Тем не менее в восприятии людей XVIII в. природа еще во многом оставалась «аллегорической книгой», как назвал ее Дидро, однако аллегории получили новую интерпретацию. Лесной лабиринт в духе критицизма эпохи был поводом говорить «о заблуждениях человеческого ума, о недостоверности наших знаний… о тщете возвышенных построений метафизики». Лист, падающий в ручей и нарушающий хрустальную прозрачность воды, свидетельствовал о непостоянстве привязанностей, хрупкости добродетелей, силе страстей, волнениях души, он напоминал «о важности и трудности непредвзятого отношения к самому себе и правильного самопознания»[94]. Так эмблематический подход к природе, воспринятый от барокко, соединился с ее эмоциональным восприятием, воспитанным сенсуализмом.

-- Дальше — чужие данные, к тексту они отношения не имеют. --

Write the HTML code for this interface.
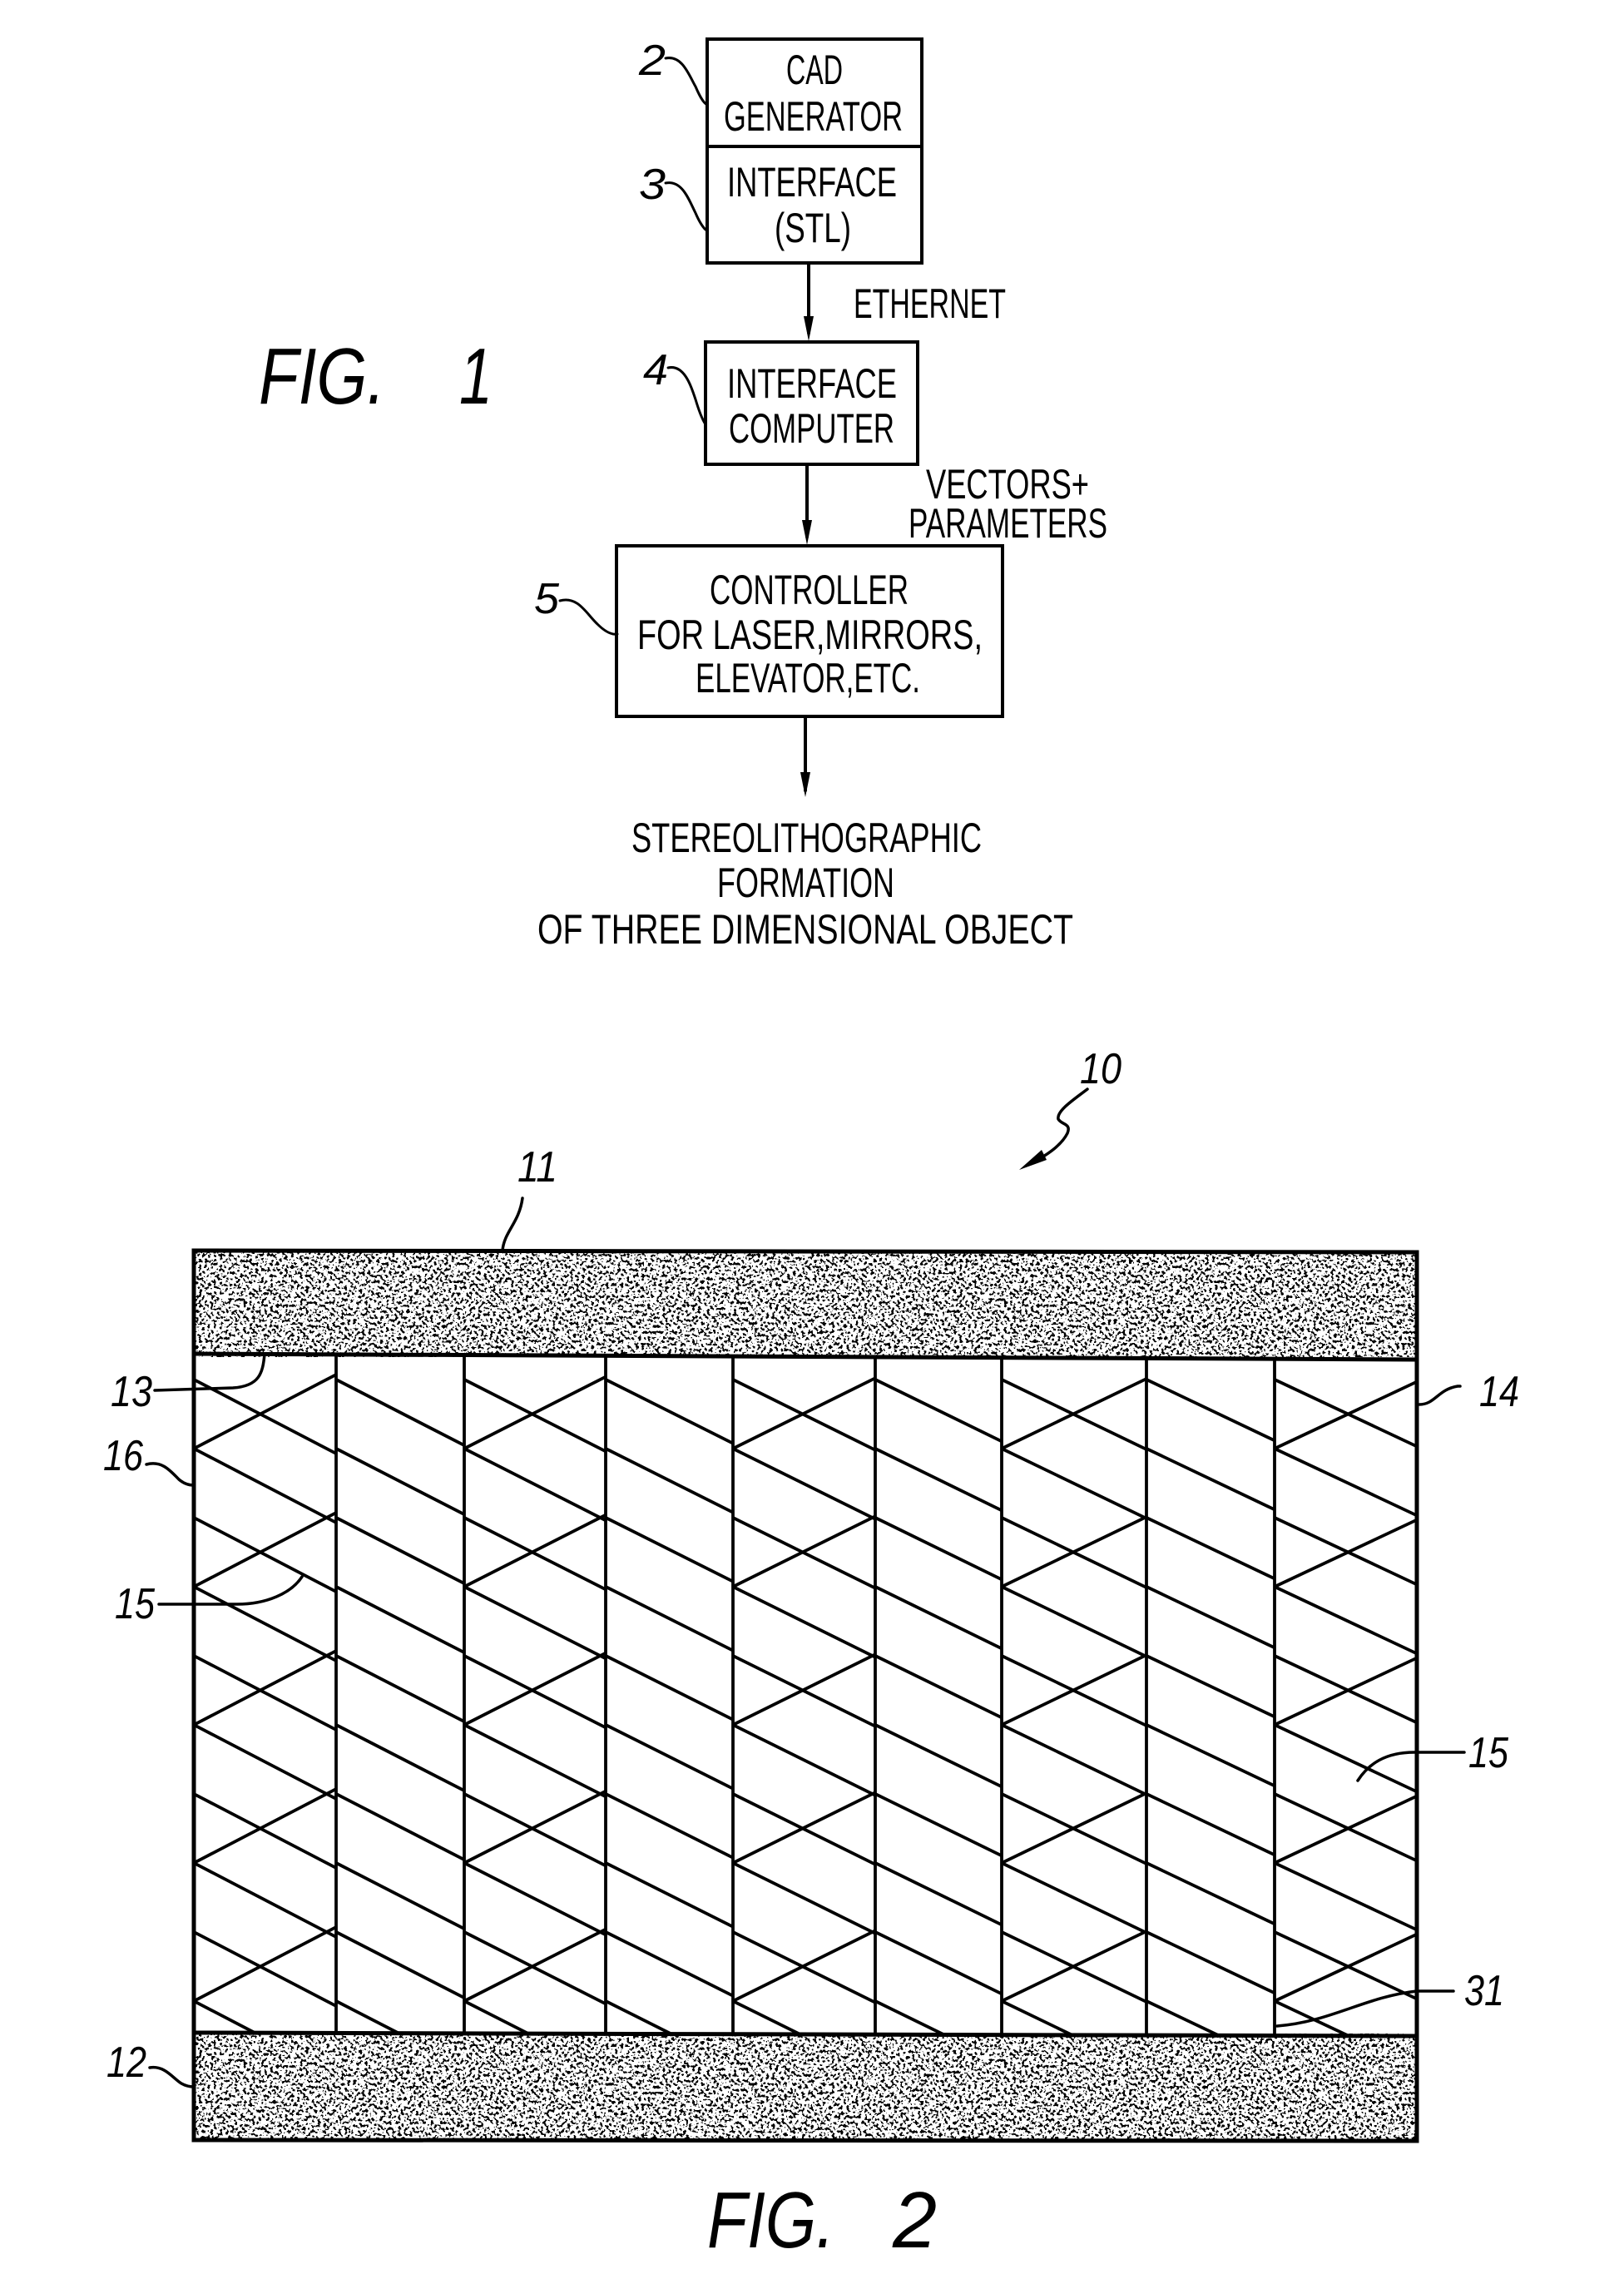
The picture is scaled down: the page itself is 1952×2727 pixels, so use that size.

Книга природы стала романом для чувствительных сердец.
Тоска по естественному как духу природы, которая постоянно живет в человеке, воплотилась в проходящих через всю историю культуры образах Эдема, Золотого века и Аркадии, в постоянном противопоставлении жизни на лоне природы и в городе, а также в особой роли топоса сада в культуре. Все это не мешало осваивать природу и наделять ее не присущими ей значениями. «Хотя в природе много вещей индивидуальных и несравнимых, разум обдумывает для них новые параллели, связи и родство, которые не существуют», – писал Френсис Бэкон.